FPGAs and ASICs are essentially two different technologies that, after decades of evolution, form the basis of most modern chip designs. The main difference is that FPGAs can be configured to fulfill multiple purposes at once while ASICs are designed to serve only one function. DARPA goes into more detail as to why it sees the future of military hardware in ASIC and why the technology is not more prevalent in current US military systems:
“While FPGAs are widely used in military applications today, Structured ASICs deliver significantly higher performance and lower power consumption, which makes them an efficient and effective alternative for defense electronic systems. Manually converting FPGAs to Structured ASICs, however, is a complex, lengthy, and costly process, making it difficult to justify the economic burden at the volume of custom chips required by DoD applications. Further, current conversion processes do not address design security considerations.
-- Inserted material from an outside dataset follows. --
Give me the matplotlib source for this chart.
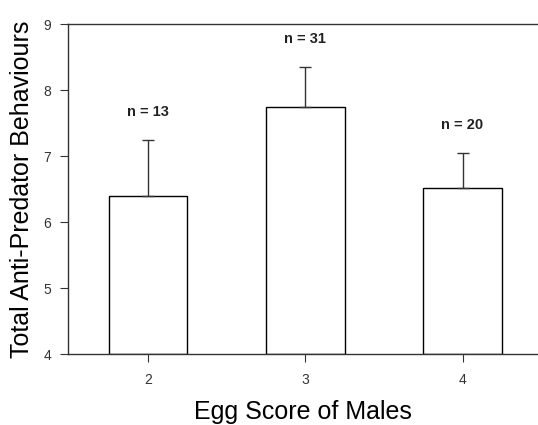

To dramatically shorten the design process, reduce associated engineering costs, and enhance chip security, the Intel team will work to automate the conversion process for both currently fielded FPGAs as well as future capabilities, while adding unique chip protections to address supply chain security threats.”
The “protections” DARPA mentions take the form of “countermeasures capable of thwarting reverse engineering and counterfeiting attacks”. Verification, validation, and red teaming are all expected to be integrated into the next generation chips which will be reaching the defense industry with the support of the program.
On the engineering front, SAHARA is hoping to cut engineering costs of chips by 90%, reduce their power consumption by half, and to reduce design time by 60%.
The new DARPA microchip effort is critical to meeting the expectations laid out by the wider Department of Defense (DoD) microelectronics roadmap.